Event Date: March 27, 2026 - 9:00am to 10:30am EDT
Location: online
Registration: Google Forms
Presented by CIPS, the Real Life Research Institute’s Africa Program, the Gender, Peace, and Development Research Network, and the Research Network on Women, Peace and Security
The rapid expansion of internet access and mobile connectivity in Sub-Saharan Africa has been accompanied by a rise in technology-facilitated gender-based violence (TFGBV), exposing significant regulatory and institutional gaps. In 2021, UN Women reported that close to 40% of women in Africa experienced online abuse, with young women aged 18–35 disproportionately targeted. The African Commission on Human and Peoples’ Rights, in its Resolution 522 on the Protection of Women Against Digital Violence in Africa, recognizes the growing prevalence of technology-facilitated gender-based violence, including cyberstalking, non-consensual sharing of intimate images, and coordinated online harassment, particularly targeting women in public and politically active roles.

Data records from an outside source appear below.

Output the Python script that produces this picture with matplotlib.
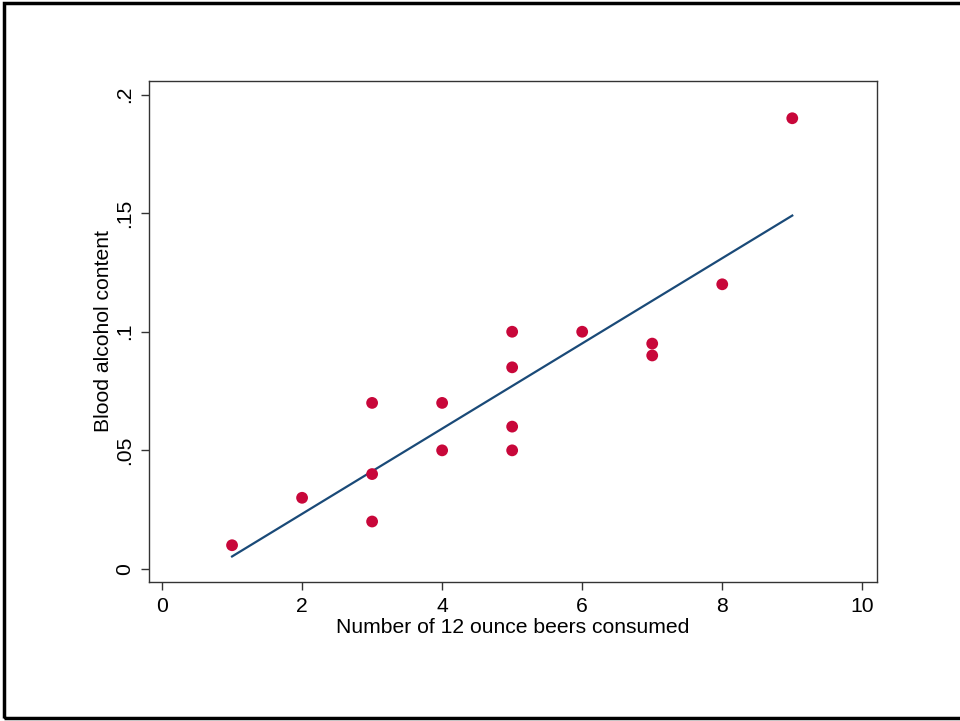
import numpy as np
import matplotlib.pyplot as plt
from matplotlib.patches import Rectangle

# --- data ---
beers = [1, 2, 3, 3, 3, 4, 4, 5, 5, 5, 5, 6, 7, 7, 8, 9]
bac = [0.01, 0.03, 0.07, 0.04, 0.02, 0.07, 0.05, 0.10, 0.085, 0.06,
       0.05, 0.10, 0.095, 0.09, 0.12, 0.19]
x_ticks = [0, 2, 4, 6, 8, 10]
y_ticks = [0, 0.05, 0.10, 0.15, 0.20]
y_tick_labels = ['0', '.05', '.1', '.15', '.2']

plt.rcParams['font.family'] = ['Liberation Sans', 'DejaVu Sans']

fig = plt.figure(figsize=(9.6, 7.21), dpi=100)
W, H = 960, 721
ax = fig.add_axes([149 / W, 1 - 582 / H, (877 - 149) / W, (582 - 81) / H])

# fitted line over the observed range
slope, icept = np.polyfit(beers, bac, 1)
xs = np.array([min(beers), max(beers)])
ax.plot(xs, icept + slope * xs, color='#1a4a78', lw=1.6, zorder=2)
ax.scatter(beers, bac, s=72, color='#c8073a', edgecolors='none', zorder=3)

ax.set_xlim(-0.186, 10.21)
ax.set_ylim(-0.0055, 0.2057)
ax.set_xticks(x_ticks)
ax.set_yticks(y_ticks)
ax.set_yticklabels(y_tick_labels, rotation=90, va='center')
ax.tick_params(direction='out', length=6, width=1, color='#333333',
               labelsize=15.2, pad=5)
for s in ax.spines.values():
    s.set_color('#333333')
    s.set_linewidth(1.0)

ax.set_xlabel('Number of 12 ounce beers consumed', fontsize=15.2, labelpad=1)
ax.set_ylabel('Blood alcohol content', fontsize=15.2, labelpad=1)

# outer frame round the graph region
fig.patches.append(Rectangle((4 / W, 3 / H), 1.0, 1 - 6 / H,
                             transform=fig.transFigure, fill=False,
                             edgecolor='black', lw=2.5))

fig.savefig('out.png', dpi=100)
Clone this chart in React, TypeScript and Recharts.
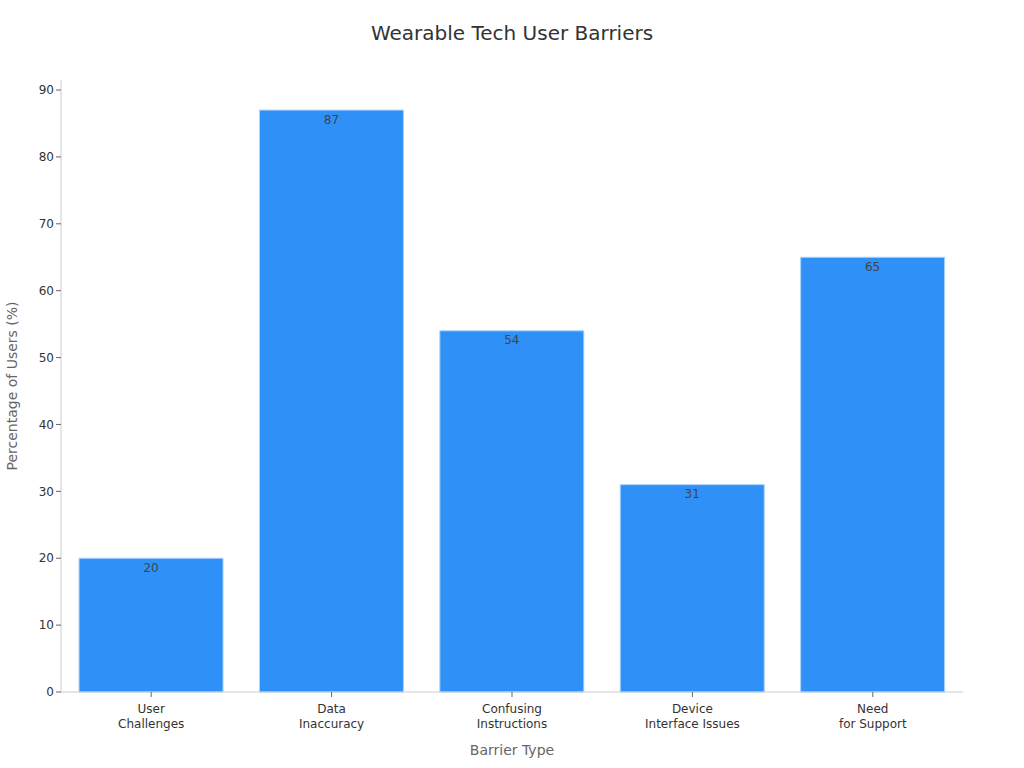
import { BarChart, Bar, XAxis, YAxis, LabelList } from "recharts"

const barriers = ["User\nChallenges", "Data\nInaccuracy", "Confusing\nInstructions", "Device\nInterface Issues", "Need\nfor Support"]
const userPercent = [20, 87, 54, 31, 65]
const yTicks = [0, 10, 20, 30, 40, 50, 60, 70, 80, 90]

const data = barriers.map((name, i) => ({ name, value: userPercent[i] }))

const FONT = "'DejaVu Sans', sans-serif"

function CategoryTick(props: any) {
  const { x, y, payload } = props
  const lines = String(payload.value).split("\n")
  return (
    <text x={x} y={y + 2} textAnchor="middle" fill="#333" fontSize={12} fontFamily={FONT}>
      {lines.map((line, i) => (
        <tspan key={i} x={x} dy={i === 0 ? 12 : 15}>
          {line}
        </tspan>
      ))}
    </text>
  )
}

export default function App() {
  return (
    <div style={{ position: "absolute", left: 0, top: 0, width: 1024, height: 768, background: "#fff", fontFamily: FONT }}>
      <div style={{ position: "absolute", top: 21, width: 1024, textAlign: "center", fontSize: 20, color: "#333" }}>
        Wearable Tech User Barriers
      </div>
      <BarChart width={1024} height={768} data={data} margin={{ top: 80, right: 61, bottom: 36, left: 0 }} barCategoryGap="10%">
        <XAxis
          dataKey="name"
          height={40}
          tick={<CategoryTick />}
          stroke="#ccc"
          tickLine={{ stroke: "#666" }}
          tickSize={5}
          interval={0}
          label={{ value: "Barrier Type", position: "insideBottom", offset: -23, fill: "#666", fontSize: 14, fontFamily: FONT }}
        />
        <YAxis
          width={61}
          domain={[0, 91.5]}
          ticks={yTicks}
          stroke="#ccc"
          tick={{ fill: "#333", fontSize: 12, fontFamily: FONT }}
          tickLine={{ stroke: "#666" }}
          tickSize={5}
          label={{ value: "Percentage of Users (%)", angle: -90, position: "insideLeft", offset: 12, fill: "#666", fontSize: 14, fontFamily: FONT, style: { textAnchor: "middle" } }}
        />
        <Bar dataKey="value" fill="#2f91f7" stroke="#a9d3fb" strokeWidth={1} isAnimationActive={false}>
          <LabelList dataKey="value" position="insideTop" offset={5} fill="#444" fontSize={12} fontFamily={FONT} />
        </Bar>
      </BarChart>
    </div>
  )
}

Recently, in Kenya and Ghana, incidents involving the non-consensual filming and sharing of intimate images of women and girls by a foreign visitor using AI-enabled glasses have raised fresh alarms across Africa, underscoring the urgent need for stronger legal protections and enhanced cross-country collaboration to address digital abuse.

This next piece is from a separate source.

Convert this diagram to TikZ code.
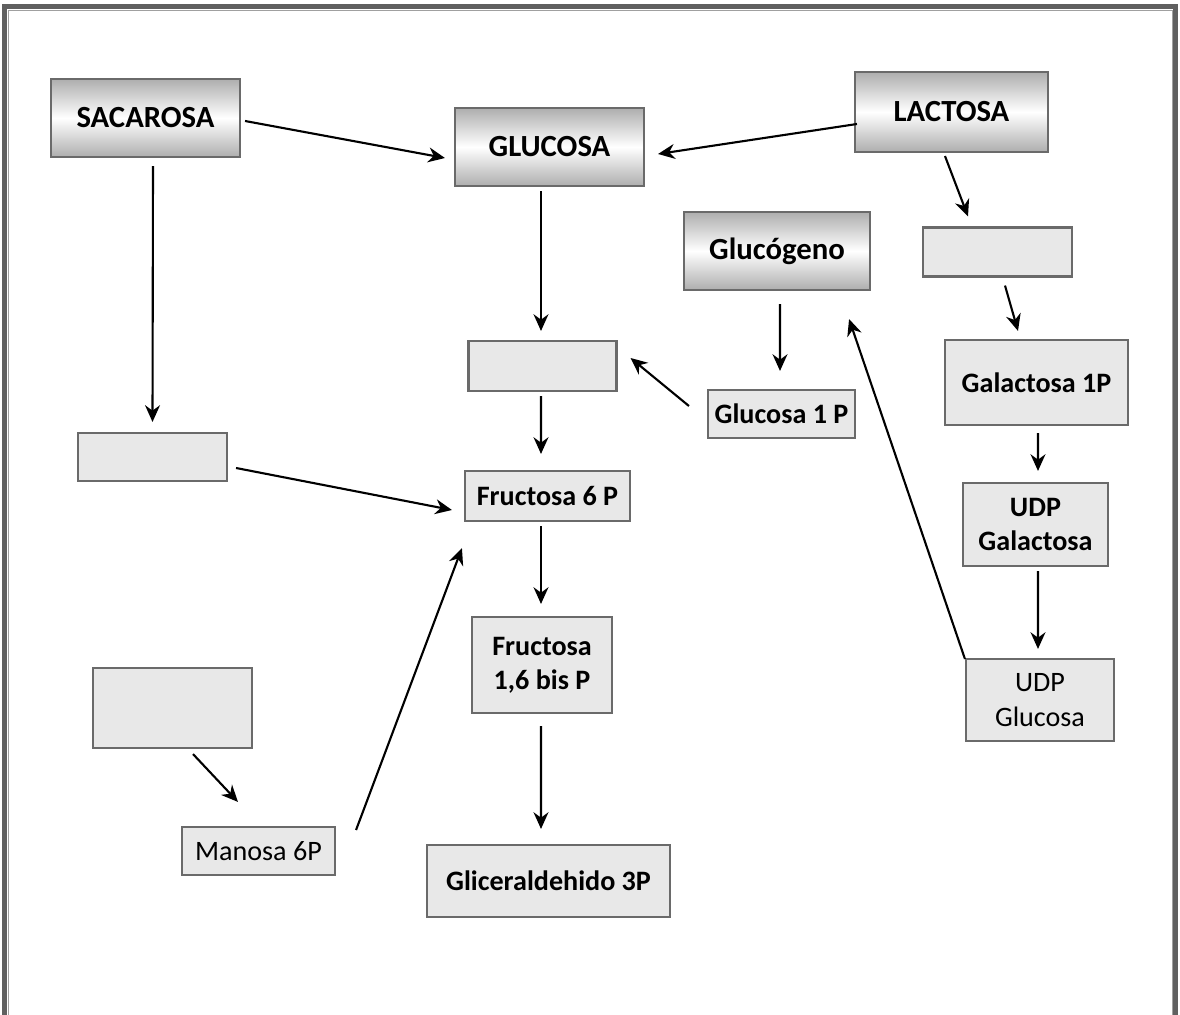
\documentclass[tikz,border=0pt]{standalone}
\usepackage{fontspec}
\setmainfont{Carlito}
\usetikzlibrary{arrows.meta}
\definecolor{boxfill}{HTML}{E8E8E8}
\definecolor{boxline}{HTML}{6A6A6A}
\definecolor{shadegray}{HTML}{AEAEAE}
\definecolor{framegray}{HTML}{606060}

\begin{document}
\begin{tikzpicture}[
    base/.style={
      draw=boxline, line width=1.2pt, inner sep=2pt,
      align=center, text=black,
    },
    plainbox/.style={base, fill=boxfill, font=\fontsize{16}{19.5}\selectfont\bfseries},
    thinbox/.style={base, fill=boxfill, font=\fontsize{16}{19.5}\selectfont},
    sugar/.style={base, top color=shadegray, bottom color=shadegray, middle color=white,
      font=\fontsize{17.5}{20}\selectfont\bfseries},
    link/.style={line width=1.2pt, -{Stealth[length=9.5pt,width=8.5pt]}},
  ]
  \useasboundingbox (0,0) rectangle (23.6,-20.3);

  % ===== frame (open at the bottom) =====
  \draw[framegray, line width=2.4pt] (0.09,-20.3) -- (0.09,-0.13) -- (23.51,-0.13) -- (23.51,-20.3);
  \draw[framegray!60, line width=0.4pt] (0.16,-20.3) -- (0.16,-0.2) -- (23.44,-0.2) -- (23.44,-20.3);

  % ===== shaded sugars =====
  \node[sugar, minimum width=3.78cm, minimum height=1.56cm] (sacarosa)  at (2.91,-2.36)  {SACAROSA};
  \node[sugar, minimum width=3.78cm, minimum height=1.56cm] (glucosa)   at (10.99,-2.94) {GLUCOSA};
  \node[sugar, minimum width=3.86cm, minimum height=1.60cm] (lactosa)   at (19.03,-2.24) {LACTOSA};
  \node[sugar, minimum width=3.72cm, minimum height=1.56cm] (glucogeno) at (15.54,-5.02) {Glucógeno};

  % ===== empty boxes =====
  \node[plainbox, minimum width=2.98cm, minimum height=0.98cm] (vaciolac)  at (19.95,-5.04)  {};
  \node[plainbox, minimum width=2.96cm, minimum height=1.00cm] (vacioglc)  at (10.85,-7.32)  {};
  \node[plainbox, minimum width=2.98cm, minimum height=0.96cm] (vaciosac)  at (3.05,-9.14)   {};
  \node[plainbox, minimum width=3.18cm, minimum height=1.60cm] (vacioman)  at (3.45,-14.16)  {};

  % ===== named intermediates =====
  \node[plainbox, minimum width=2.94cm, minimum height=0.96cm] (glc1p)   at (15.63,-8.28)  {Glucosa 1 P};
  \node[plainbox, minimum width=3.66cm, minimum height=1.70cm] (gal1p)   at (20.73,-7.65)  {Galactosa 1P};
  \node[plainbox, minimum width=3.30cm, minimum height=1.00cm] (fru6p)   at (10.95,-9.92)  {Fructosa 6 P};
  \node[plainbox, minimum width=2.90cm, minimum height=1.66cm] (udpgal)  at (20.71,-10.49) {UDP\\Galactosa};
  \node[plainbox, minimum width=2.80cm, minimum height=1.92cm] (fru16p)  at (10.84,-13.30) {Fructosa\\1,6 bis P};
  \node[thinbox,  minimum width=2.96cm, minimum height=1.64cm] (udpglc)  at (20.80,-14.00) {UDP\\Glucosa};
  \node[thinbox,  minimum width=3.06cm, minimum height=0.96cm] (man6p)   at (5.17,-17.02)  {Manosa 6P};
  \node[plainbox, minimum width=4.86cm, minimum height=1.44cm] (gliald)  at (10.97,-17.62) {Gliceraldehido 3P};

  % ===== connectors =====
  \draw[link] ([shift={(0.08,-0.06)}]sacarosa.east)  -- ([shift={(-0.18,-0.22)}]glucosa.west);
  \draw[link] ([shift={(0.06,-0.24)}]lactosa.west)   -- ([shift={(0.26,-0.14)}]glucosa.east);
  \draw[link] ([shift={(0.15,-0.16)}]sacarosa.south) -- ([shift={(0,0.20)}]vaciosac.north);
  \draw[link] ([shift={(-0.17,-0.08)}]glucosa.south) -- ([shift={(-0.03,0.18)}]vacioglc.north);
  \draw[link] ([shift={(-0.13,-0.06)}]lactosa.south) -- ([shift={(-0.59,0.20)}]vaciolac.north);
  \draw[link] ([shift={(0.06,-0.26)}]glucogeno.south) -- ([shift={(-0.03,0.36)}]glc1p.north);
  \draw[link] ([shift={(-0.36,0.16)}]glc1p.west)     -- ([shift={(0.26,0.16)}]vacioglc.east);
  \draw[link] ([shift={(0.15,-0.16)}]vaciolac.south) -- ([shift={(-0.37,0.16)}]gal1p.north);
  \draw[link] ([shift={(-0.03,-0.08)}]vacioglc.south) -- ([shift={(-0.13,0.32)}]fru6p.north);
  \draw[link] ([shift={(0.16,-0.22)}]vaciosac.east)  -- ([shift={(-0.24,-0.28)}]fru6p.west);
  \draw[link] ([shift={(0.03,-0.14)}]gal1p.south)    -- ([shift={(0.05,0.22)}]udpgal.north);
  \draw[link] ([shift={(-0.13,-0.08)}]fru6p.south)   -- ([shift={(-0.02,0.24)}]fru16p.north);
  \draw[link] ([shift={(0.05,-0.08)}]udpgal.south)   -- ([shift={(-0.04,0.18)}]udpglc.north);
  \draw[link] ([shift={(0,-0.02)}]udpglc.north west) -- ([shift={(-0.44,-0.56)}]glucogeno.south east);
  \draw[link] ([shift={(-0.02,-0.24)}]fru16p.south)  -- ([shift={(-0.15,0.30)}]gliald.north);
  \draw[link] ([shift={(0.41,-0.10)}]vacioman.south) -- ([shift={(-0.41,0.48)}]man6p.north);
  \draw[link] ([shift={(0.40,0.42)}]man6p.east)      -- ([shift={(-0.04,-0.52)}]fru6p.south west);
\end{tikzpicture}
\end{document}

In this webinar, participants will discuss emerging forms of technology-facilitated violence against women and girls in Sub-Saharan Africa, examine the gaps between legal commitments and institutional responses, and identify practical, coordinated strategies for prevention, protection, and accountability, while situating these challenges within broader global efforts to address digital gender-based violence.
Expected Outcomes
Speakers:
Horname Sylvia Noagbesenu is a lawyer with over 22 years of experience in human rights, peace and security, gender advocacy, and development work. She is currently the Director of Policy, Planning, Monitoring, and Evaluation and the Acting Director of the Women, Youth, Peace and Security Institute at the Kofi Annan International Peacekeeping and Training Centre (KAIPTC). She has collaborated with governments, civil society organizations, and other stakeholders across Ghana, Gambia, Kenya, Liberia, Uganda, and Ethiopia, to advance human rights and peacebuilding processes, while also engaging with regional and international mechanisms and institutions including the United Nations Human Rights Council, the UN Commission on the Status of Women, the UN Committee on the Elimination of Discrimination Against Women (CEDAW), the UN Universal Periodic Review, the World Bank Inspection Panel, the African Union Commission, the African Commission on Human and Peoples’ Rights, and ECOWAS.
Prudence Chepngeno is a digital governance and peacebuilding practitioner working at the intersection of emerging technologies, artificial intelligence policy, and conflict analysis in Sub-Saharan Africa. Her work bridges research and practice by advancing institutional approaches to managing technology-enabled risks and strengthening policy responses to emerging vulnerabilities in complex political environments. Prudence’s discussion will focus on regulatory gaps, accountability mechanisms, and the development of rights-based, gender-responsive safeguards within evolving digital governance frameworks.
Roselyn Kwaramba is a Research Associate at the Real Life Research Institute – Africa Program. Drawing on her experience in youth-focused development programming and NGO consultancy, she will discuss how AI-enabled gender harms affect communities across Africa, particularly young women and vulnerable groups. Her presentation highlights how victims are responding to online harms and practical, community-driven strategies for prevention, awareness, and resilience building.
Concluding Remarks:
Rebecca Tiessen is a Canadian academic whose work focuses on international development and gender. She assisted Global Affairs Canada in developing tools to measure the effectiveness of development projects. Her work typically evaluates whether development strategies utilized by bureaucracies can be transformational or whether change within systems is hampered and requires an outside structure to be effective. She is full professor in the School of International Development and Global Studies at the University of Ottawa and co-director of their Gender, Peace, and Development Research Network.
Moderator:
Ernest Lequimboh is an award-winning author, policy strategist, and emerging thought leader at the nexus of artificial intelligence, governance, and inclusive public leadership. Author of 10 Investments You Must Make Before 40, he advances disciplined, values-driven financial empowerment. A distinguished Alumnus of the Duke of Edinburgh’s Commonwealth Conference of Global Leaders, he represents a new generation of globally engaged African thinkers. He serves as a Legislation Analyst and Policy Official with the Government of Nunavut, specializing in legislative modernization. With academic foundations in Women and Gender Studies, Law, and Public Policy—and advanced studies in AI and DevOps, his forthcoming paper critically examines AI governance capacity.